§ **GIVEN MATERIAL**:
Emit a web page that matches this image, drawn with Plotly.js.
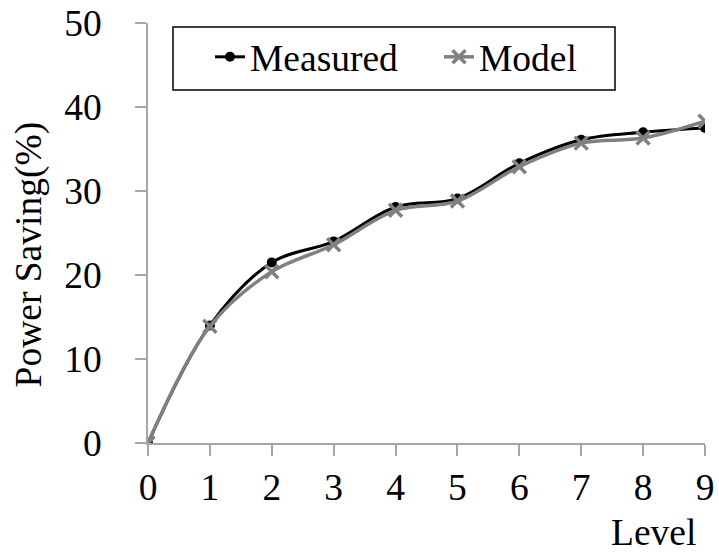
<!DOCTYPE html>
<html>
<head>
<meta charset="utf-8">
<script src="https://cdn.plot.ly/plotly-3.0.1.min.js"></script>
<style>
  html, body { margin: 0; padding: 0; background: #fff; }
  #chart { width: 719px; height: 557px; }
</style>
</head>
<body>
<div id="chart"></div>
<script>
const levels = [0, 1, 2, 3, 4, 5, 6, 7, 8, 9];
const measured = [0, 14.0, 21.5, 24.0, 28.1, 29.1, 33.3, 36.1, 37.0, 37.5];
const model = [0, 13.9, 20.4, 23.6, 27.7, 28.8, 32.9, 35.7, 36.3, 38.3];
const seriesNames = ['Measured', 'Model'];
const xTitle = 'Level';
const yTitle = 'Power Saving(%)';

const FONT = 'Liberation Serif, Times New Roman, serif';
const FS = 37.5;

const traces = [
  {
    x: levels, y: measured, name: seriesNames[0], type: 'scatter', mode: 'lines+markers',
    line: { color: '#000000', width: 3, shape: 'spline', smoothing: 1 },
    marker: { symbol: 'circle', size: 10, color: '#000000' }
  },
  {
    x: levels, y: model, name: seriesNames[1], type: 'scatter', mode: 'lines+markers',
    line: { color: '#808080', width: 3.5, shape: 'spline', smoothing: 1 },
    marker: { symbol: 'x-thin', size: 13, color: '#808080', line: { color: '#808080', width: 3.5 } }
  }
];

const axisCommon = {
  showgrid: false, zeroline: false, showline: true,
  linecolor: '#a6a6a6', linewidth: 1.5,
  ticks: 'outside', ticklen: 11, tickwidth: 1.5, tickcolor: '#a6a6a6',
  tickfont: { family: FONT, size: FS, color: '#000' }
};

const layout = {
  width: 719, height: 557,
  margin: { l: 148, r: 14, t: 23, b: 114 },
  paper_bgcolor: '#ffffff', plot_bgcolor: '#ffffff',
  font: { family: FONT, color: '#000' },
  showlegend: true,
  legend: {
    orientation: 'h', x: 0.1113, y: 0.993, xanchor: 'left', yanchor: 'top',
    bgcolor: 'rgba(0,0,0,0)', borderwidth: 0,
    font: { family: FONT, size: FS, color: '#000' },
    entrywidth: 184, entrywidthmode: 'pixels'
  },
  xaxis: Object.assign({}, axisCommon, {
    range: [0, 9], tickmode: 'linear', tick0: 0, dtick: 1,
    ticklabelstandoff: -1
  }),
  yaxis: Object.assign({}, axisCommon, {
    range: [0, 50], tickmode: 'linear', tick0: 0, dtick: 10,
    ticklabelstandoff: 26
  }),
  shapes: [
    { type: 'rect', xref: 'paper', yref: 'paper',
      x0: (173 - 148) / 557, x1: (615 - 148) / 557,
      y0: (443 - 90) / 420, y1: (443 - 27) / 420,
      line: { color: '#000000', width: 1.5 }, fillcolor: 'rgba(0,0,0,0)', layer: 'above' }
  ],
  annotations: [
    { text: xTitle, xref: 'paper', yref: 'paper', x: 0.9075, y: -0.212,
      xanchor: 'center', yanchor: 'middle', showarrow: false,
      font: { family: FONT, size: FS, color: '#000' } },
    { text: yTitle, xref: 'paper', yref: 'paper', x: -0.2136, y: 0.449,
      xanchor: 'center', yanchor: 'middle', showarrow: false, textangle: -90,
      font: { family: FONT, size: FS, color: '#000' } }
  ]
};

Plotly.newPlot('chart', traces, layout, { displayModeBar: false, responsive: false });
</script>
</body>
</html>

§ **PROBLEM TO WORK ON**: Output each line exactly; omit every picture.

§ **ANSWER TO THE TASK**:
Emit a web page that matches this image, drawn with Plotly.js.
<!DOCTYPE html>
<html>
<head>
<meta charset="utf-8">
<script src="https://cdn.plot.ly/plotly-3.0.1.min.js"></script>
<style>
  html, body { margin: 0; padding: 0; background: #fff; }
  #chart { width: 719px; height: 557px; }
</style>
</head>
<body>
<div id="chart"></div>
<script>
const levels = [0, 1, 2, 3, 4, 5, 6, 7, 8, 9];
const measured = [0, 14.0, 21.5, 24.0, 28.1, 29.1, 33.3, 36.1, 37.0, 37.5];
const model = [0, 13.9, 20.4, 23.6, 27.7, 28.8, 32.9, 35.7, 36.3, 38.3];
const seriesNames = ['Measured', 'Model'];
const xTitle = 'Level';
const yTitle = 'Power Saving(%)';

const FONT = 'Liberation Serif, Times New Roman, serif';
const FS = 37.5;

const traces = [
  {
    x: levels, y: measured, name: seriesNames[0], type: 'scatter', mode: 'lines+markers',
    line: { color: '#000000', width: 3, shape: 'spline', smoothing: 1 },
    marker: { symbol: 'circle', size: 10, color: '#000000' }
  },
  {
    x: levels, y: model, name: seriesNames[1], type: 'scatter', mode: 'lines+markers',
    line: { color: '#808080', width: 3.5, shape: 'spline', smoothing: 1 },
    marker: { symbol: 'x-thin', size: 13, color: '#808080', line: { color: '#808080', width: 3.5 } }
  }
];

const axisCommon = {
  showgrid: false, zeroline: false, showline: true,
  linecolor: '#a6a6a6', linewidth: 1.5,
  ticks: 'outside', ticklen: 11, tickwidth: 1.5, tickcolor: '#a6a6a6',
  tickfont: { family: FONT, size: FS, color: '#000' }
};

const layout = {
  width: 719, height: 557,
  margin: { l: 148, r: 14, t: 23, b: 114 },
  paper_bgcolor: '#ffffff', plot_bgcolor: '#ffffff',
  font: { family: FONT, color: '#000' },
  showlegend: true,
  legend: {
    orientation: 'h', x: 0.1113, y: 0.993, xanchor: 'left', yanchor: 'top',
    bgcolor: 'rgba(0,0,0,0)', borderwidth: 0,
    font: { family: FONT, size: FS, color: '#000' },
    entrywidth: 184, entrywidthmode: 'pixels'
  },
  xaxis: Object.assign({}, axisCommon, {
    range: [0, 9], tickmode: 'linear', tick0: 0, dtick: 1,
    ticklabelstandoff: -1
  }),
  yaxis: Object.assign({}, axisCommon, {
    range: [0, 50], tickmode: 'linear', tick0: 0, dtick: 10,
    ticklabelstandoff: 26
  }),
  shapes: [
    { type: 'rect', xref: 'paper', yref: 'paper',
      x0: (173 - 148) / 557, x1: (615 - 148) / 557,
      y0: (443 - 90) / 420, y1: (443 - 27) / 420,
      line: { color: '#000000', width: 1.5 }, fillcolor: 'rgba(0,0,0,0)', layer: 'above' }
  ],
  annotations: [
    { text: xTitle, xref: 'paper', yref: 'paper', x: 0.9075, y: -0.212,
      xanchor: 'center', yanchor: 'middle', showarrow: false,
      font: { family: FONT, size: FS, color: '#000' } },
    { text: yTitle, xref: 'paper', yref: 'paper', x: -0.2136, y: 0.449,
      xanchor: 'center', yanchor: 'middle', showarrow: false, textangle: -90,
      font: { family: FONT, size: FS, color: '#000' } }
  ]
};

Plotly.newPlot('chart', traces, layout, { displayModeBar: false, responsive: false });
</script>
</body>
</html>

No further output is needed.